Early Modern Spanish corresponds to the period of Spanish colonization of the Americas, and thus it forms the historical basis of all varieties of New World Spanish. Meanwhile, Judaeo-Spanish preserves some archaisms of Old Spanish that disappeared from the rest of the variants, such as the presence of voiced sibilants and the maintenance of the phonemes /ʃ/ and /ʒ/.
Early Modern Spanish, however, was not uniform throughout the Spanish-speaking regions of Spain. Each change has its own chronology and, in some cases, geography. Slightly different pronunciations existed simultaneously. The Spanish spoken in Toledo was taken as the "best" variety and was different from that of Madrid.[3]
Phonology
From the late 16th century to the mid-17th century, the voiced sibilants /z/, /z̺/, /ʒ/ lost their voicing and merged with their respective voiceless counterparts: laminal /s/, apical /s̺/, and palatal /ʃ/, resulting in the phonemic inventory shown below:
- The phoneme /h/ (from Old Spanish initial /f/) progressively became silent in most areas, though it still exists for some words in varieties of Andalusia and Extremadura. In several modern dialects, the sound [h] is the realization of the phoneme /x/; additionally, in many dialects it exists as a result of the debuccalization of /s/ in syllabic coda (a process commonly termed aspiration in Hispanic linguistics).
- In the Americas, the Canary Islands, and almost all of Andalusia, the apical /s̺/ merged with laminal /s/ (the resulting phoneme is represented as /s/). In central and northern Spain, /s/ shifted to /θ/, and the apicoalveolar sibilant /s̺/ was preserved without change and so it can be represented phonemically as /s/).[4] Some authors[which?] use the transcription /s̪/ and /s̻/ for /s/ and/or /s̠/ for /s̺/.
- Many dialects have lost the distinction between the phonemes /ʎ/ and /ʝ/ in a merger, called yeísmo. Both phonemes have remained separate in parts of the Iberian Peninsula and in parts of South America, mainly in Bolivia, Paraguay, and Peru.
Grammar
- A readjustment of the second-person pronouns differentiates Modern Spanish from Old Spanish. To eliminate the ambiguity of the form vos, which served for both the second-person singular formal and the second-person plural, two alternative forms were created:
- The form usted (< vuesarced < vuestra merced, 'your grace') as a form of respect in the second-person singular.
- The form vosotros (< vos otros) as a usual form of second-person plural. In parts of Andalusia, in the Canary Islands, and in the Americas, however, the form did not take hold, and the form ustedes came to be used for both the formal and the informal second-person plural.[5]
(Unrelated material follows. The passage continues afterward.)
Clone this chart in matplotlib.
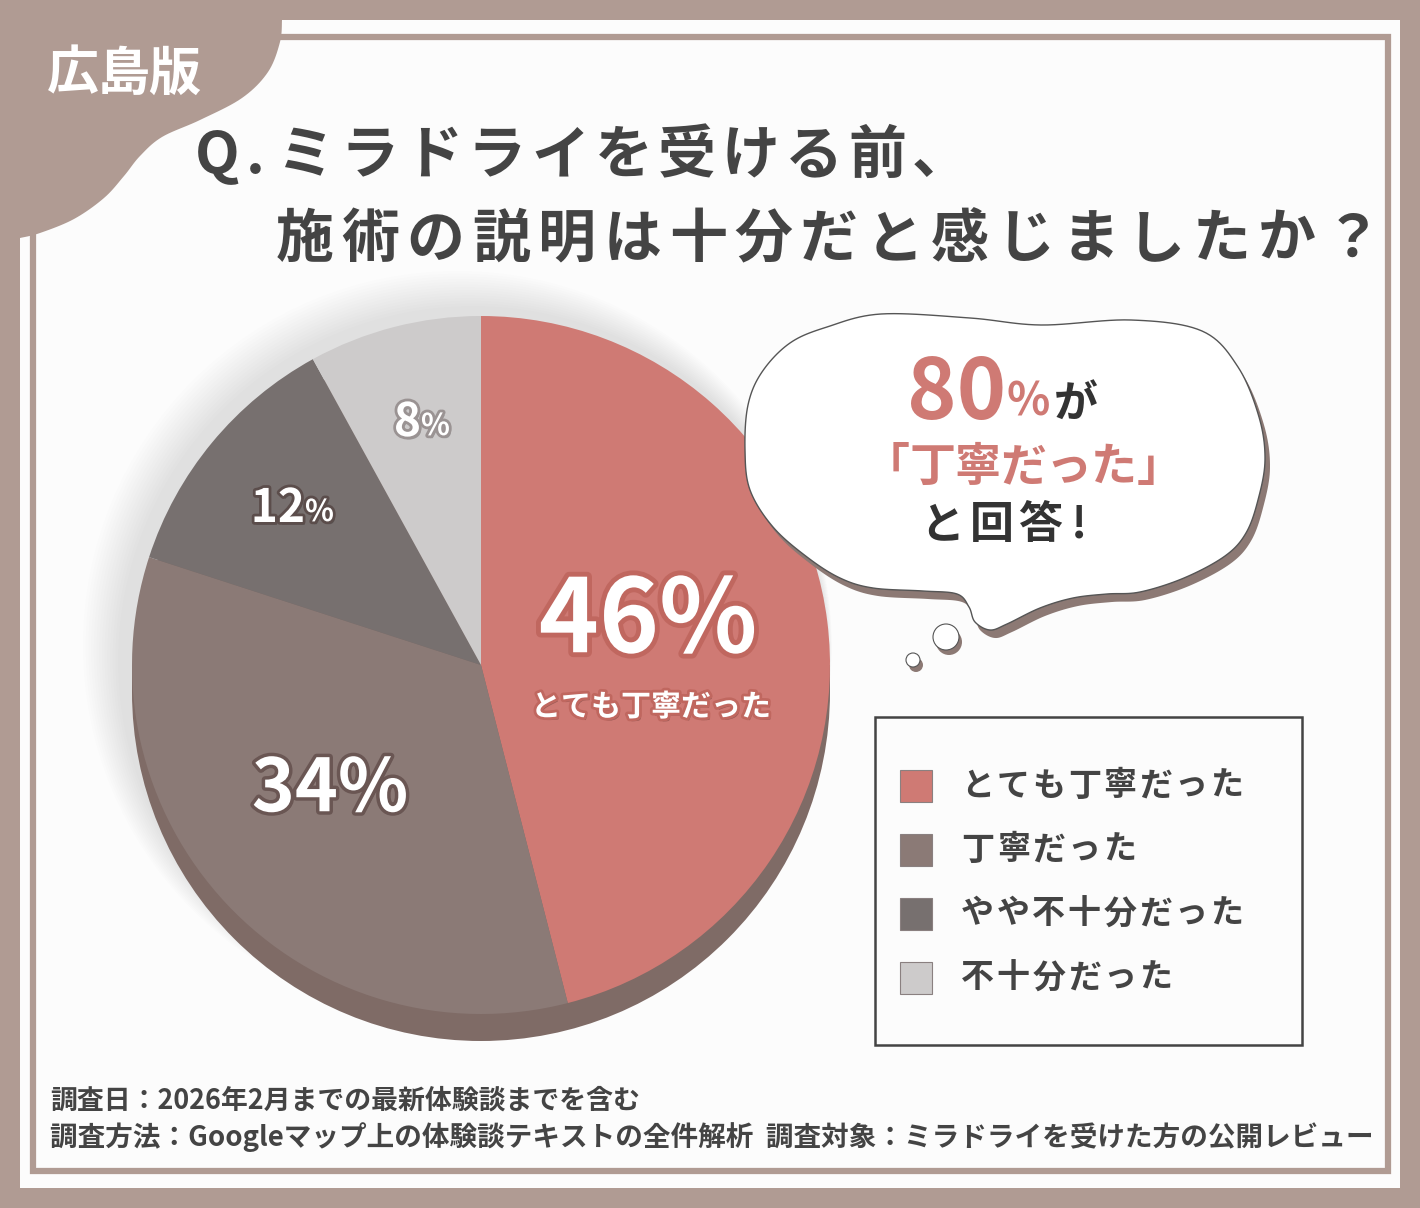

- The loss of the phoneme /ʒ/—through a merger with /ʃ/—caused the medieval forms gelo, gela, gelos, gelas (consisting of an indirect object followed by a direct object) to be reinterpreted as se lo, se la, se los, se las, as in digelo 'I gave it to him/her' > Early Modern Spanish díselo > Modern Spanish se lo di.
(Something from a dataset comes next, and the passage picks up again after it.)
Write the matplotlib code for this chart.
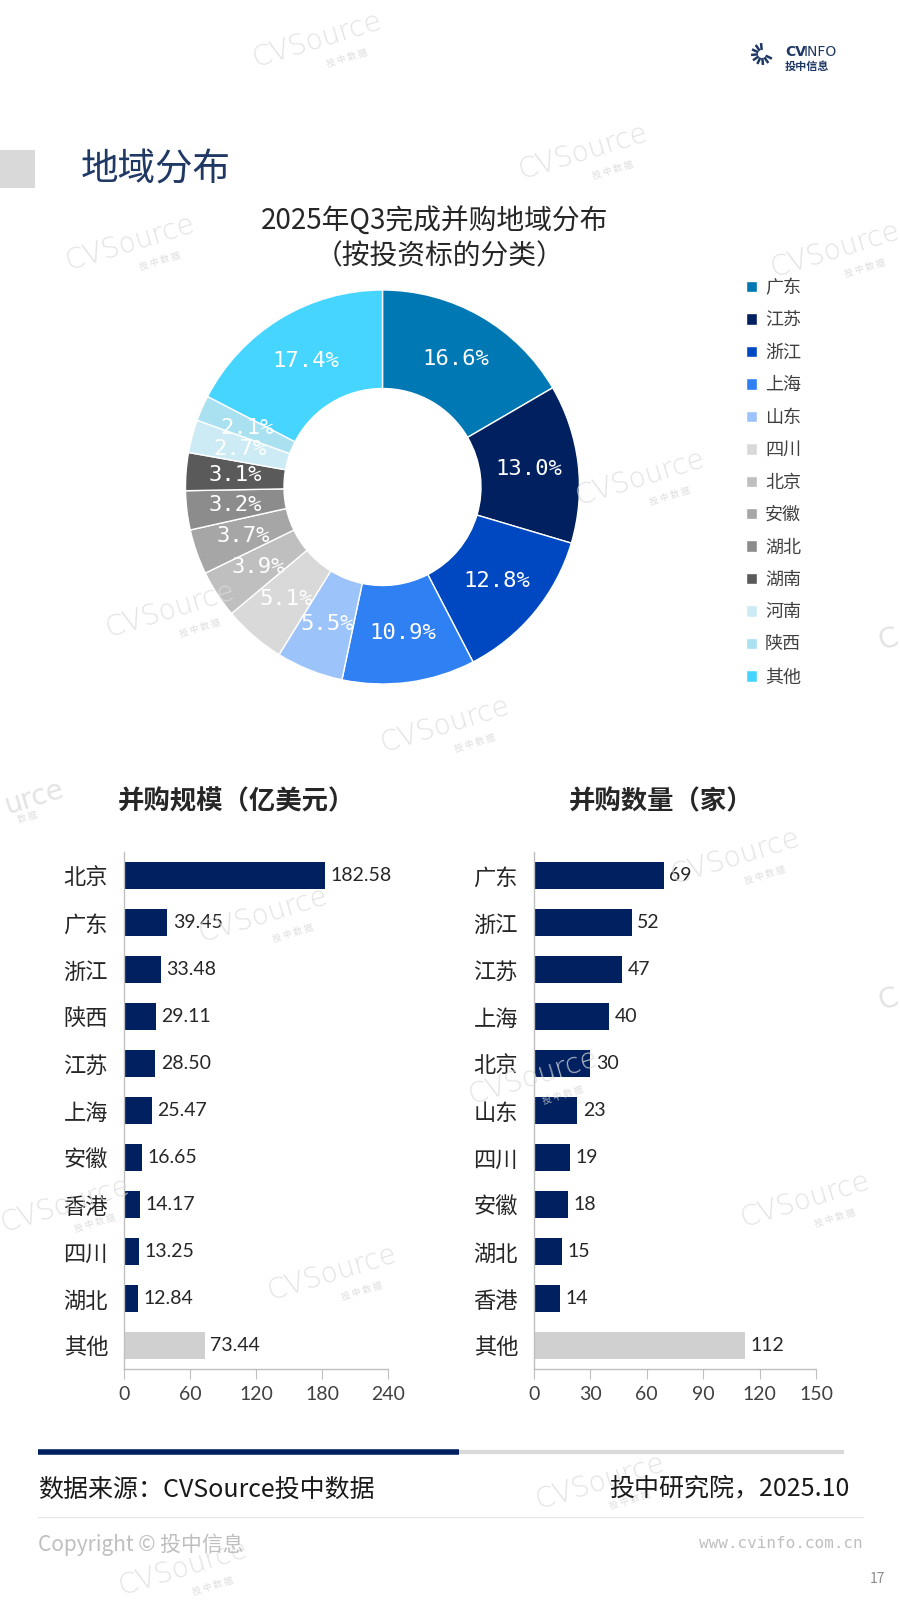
import matplotlib
matplotlib.use('Agg')
import matplotlib.pyplot as plt
import numpy as np

plt.rcParams['font.family'] = ['Noto Sans CJK SC', 'DejaVu Sans']

# donut: share of completed deals by region
pie_regions = ['广东', '江苏', '浙江', '上海', '山东', '四川', '北京', '安徽', '湖北', '湖南', '河南', '陕西', '其他']
pie_share = [16.6, 13.0, 12.8, 10.9, 5.5, 5.1, 3.9, 3.7, 3.2, 3.1, 2.7, 2.1, 17.4]
pie_colors = ['#0078B4', '#002060', '#0047C2', '#2F80F2', '#9CC3FA', '#D9D9D9', '#BFBFBF',
              '#A6A6A6', '#8C8C8C', '#5A5A5A', '#CDEBF5', '#A9E1F0', '#45D5FF']

# deal size, 亿美元
scale_regions = ['北京', '广东', '浙江', '陕西', '江苏', '上海', '安徽', '香港', '四川', '湖北', '其他']
scale_values = [182.58, 39.45, 33.48, 29.11, 28.50, 25.47, 16.65, 14.17, 13.25, 12.84, 73.44]
scale_ticks = [0, 60, 120, 180, 240]

# deal count, 家
count_regions = ['广东', '浙江', '江苏', '上海', '北京', '山东', '四川', '安徽', '湖北', '香港', '其他']
count_values = [69, 52, 47, 40, 30, 23, 19, 18, 15, 14, 112]
count_ticks = [0, 30, 60, 90, 120, 150]

NAVY = '#002060'
OTHER = '#D0D0D0'
W, H = 900, 1600


def box(left, top, right, bottom):
    # pixel box -> figure fraction rect
    return [left / W, 1 - bottom / H, (right - left) / W, (bottom - top) / H]


fig = plt.figure(figsize=(9, 16), dpi=100)
fig.patch.set_facecolor('white')

# ---- donut ----
ax_pie = fig.add_axes(box(185.5, 290, 579.5, 684))
wedges, _, autotexts = ax_pie.pie(
    pie_share, colors=pie_colors, startangle=90, counterclock=False, radius=1,
    wedgeprops=dict(width=0.5, edgecolor='white', linewidth=1),
    autopct=lambda p: f'{p:.1f}%', pctdistance=0.75,
    textprops=dict(color='white', fontsize=16, family='DejaVu Sans Mono'))
ax_pie.set_xlim(-1, 1)
ax_pie.set_ylim(-1, 1)
ax_pie.set_aspect('equal')

leg = ax_pie.legend(wedges, pie_regions, loc='upper left',
                    bbox_to_anchor=(746 / W, 1 - 279 / H), bbox_transform=fig.transFigure,
                    frameon=False, fontsize=13, handlelength=0.6, handleheight=0.6,
                    handletextpad=0.45, labelspacing=0.80, borderpad=0, borderaxespad=0)
for t in leg.get_texts():
    t.set_color('#404040')


# ---- bars ----
def draw_bars(ax, regions, values, ticks, fmt):
    y = np.arange(len(regions))
    colors = [NAVY] * (len(regions) - 1) + [OTHER]
    ax.barh(y, values, height=0.58, color=colors)
    ax.set_ylim(len(regions) - 0.5, -0.5)
    ax.set_xlim(ticks[0], ticks[-1])
    ax.set_xticks(ticks)
    ax.set_yticks(y)
    ax.set_yticklabels(regions)
    ax.set_facecolor('none')
    for s in ['top', 'right']:
        ax.spines[s].set_visible(False)
    for s in ['left', 'bottom']:
        ax.spines[s].set_color('#BFBFBF')
        ax.spines[s].set_linewidth(1)
    ax.tick_params(axis='x', direction='out', length=7, color='#BFBFBF',
                   labelsize=14, labelcolor='#404040', pad=5)
    ax.tick_params(axis='y', length=0, pad=11.5, labelsize=16, labelcolor='#262626')
    for t in ax.get_xticklabels():
        t.set_fontfamily('Lato')
    for yi, v in zip(y, values):
        ax.annotate(fmt(v), (v, yi), xytext=(4, 0), textcoords='offset points',
                    va='center', ha='left', fontsize=14, color='#262626', family='Lato')


ax_l = fig.add_axes(box(124, 852, 388, 1369))
draw_bars(ax_l, scale_regions, scale_values, scale_ticks, lambda v: f'{v:.2f}')
ax_r = fig.add_axes(box(534, 852, 816, 1369))
draw_bars(ax_r, count_regions, count_values, count_ticks, lambda v: f'{v}')

# ---- page decoration (pixel coords) ----
page = fig.add_axes([0, 0, 1, 1], zorder=10)
page.set_xlim(0, W)
page.set_ylim(H, 0)
page.set_axis_off()
page.patch.set_alpha(0)

# watermarks
wm_pos = [(317, 40), (583, 152), (130, 243), (835, 250), (640, 478), (170, 610), (445, 725),
          (735, 857), (263, 915), (533, 1077), (65, 1205), (805, 1200),
          (332, 1273), (600, 1482), (183, 1568)]
for x, y in wm_pos:
    page.text(x, y, 'CVSource', rotation=17, fontsize=20, color='#DCDCDC', alpha=0.8,
              ha='center', va='center', family='DejaVu Sans', fontweight='light')
    page.text(x + 30, y + 18, '投 中 数 据', rotation=17, fontsize=6.5, color='#D5D5D5',
              alpha=0.8, ha='center', va='center')
# fragments of watermarks at the page edges
page.text(34, 797, 'urce', rotation=17, fontsize=20, color='#DCDCDC', alpha=0.8,
          ha='center', va='center', family='DejaVu Sans')
page.text(28, 818, '数 据', rotation=17, fontsize=6.5, color='#D5D5D5', alpha=0.8,
          ha='center', va='center')
for y in (640, 1000):
    page.text(888, y, 'C', rotation=17, fontsize=20, color='#DCDCDC', alpha=0.8,
              ha='center', va='center', family='DejaVu Sans')

# logo
cx, cy = 762, 54
for a in np.linspace(95, 335, 9):
    r = np.radians(a)
    page.plot([cx + 4 * np.cos(r), cx + 11 * np.cos(r)], [cy - 4 * np.sin(r), cy - 11 * np.sin(r)],
              color='#1F3864', lw=1.8, solid_capstyle='butt')
page.text(785, 52, 'CV', fontsize=10, fontweight='bold', color='#1F3864', va='center',
          family='DejaVu Sans')
page.text(804, 52, 'INFO', fontsize=10, color='#1F3864', va='center', family='DejaVu Sans')
page.text(785, 66, '投中信息', fontsize=8, fontweight='bold', color='#1F3864', va='center')

# section title
page.add_patch(plt.Rectangle((0, 150), 35, 38, color='#D9D9D9', lw=0))
page.text(81, 170, '地域分布', fontsize=27, color='#1F3864', va='center', ha='left')

# donut title
page.text(435, 222, '2025年Q3完成并购地域分布', fontsize=20, color='#262626', ha='center', va='center')
page.text(440, 256, '（按投资标的分类）', fontsize=20, color='#262626', ha='center', va='center')

# bar titles
page.text(236, 802, '并购规模（亿美元）', fontsize=19, fontweight='bold', color='#262626',
          ha='center', va='center')
page.text(661, 802, '并购数量（家）', fontsize=19, fontweight='bold', color='#262626',
          ha='center', va='center')

# footer
page.plot([38, 459], [1452, 1452], color=NAVY, lw=4, solid_capstyle='butt')
page.plot([459, 844], [1452, 1452], color='#D9D9D9', lw=3, solid_capstyle='butt')
page.text(38, 1490, '数据来源：CVSource投中数据', fontsize=18, color='#1A1A1A', va='center', ha='left')
page.text(850, 1488, '投中研究院，2025.10', fontsize=18, color='#1A1A1A', va='center', ha='right')
page.plot([38, 863], [1517, 1517], color='#E6E6E6', lw=0.8)
page.text(38, 1545, 'Copyright © 投中信息', fontsize=15, color='#BFBFBF', va='center', ha='left')
page.text(863, 1543, 'www.cvinfo.com.cn', fontsize=11.5, color='#BFBFBF', va='center', ha='right',
          family='DejaVu Sans Mono')
page.text(877, 1579, '17', fontsize=10, color='#8C8C8C', va='center', ha='center')

fig.savefig('out.png', dpi=100, facecolor='white')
- In Early Modern Spanish, clitic pronouns were still often suffixed to a finite verb form, as in Portuguese, but they began to alternate with preverbal forms, which became the norm in Modern Spanish: enfermose and muriose > se enfermó and se murió.
Spelling
Spelling in Early Modern Spanish was anarchic, unlike the Spanish of today, which is governed and standardized by the Real Academia Española, a semi-governmental body. There was no reference book or other authority writers or compositors could turn to, to find the "correct" spelling of a word. In fact, spelling was not considered very important. Sometimes words were spelled according to their Latin origin, rather than their actual pronunciation (trasumpto instead of trasunto). That presents a challenge to modern editors of texts from the period, who are forced to choose what spelling(s) to use.[3] The radical proposals of Gonzalo Correas were not adopted.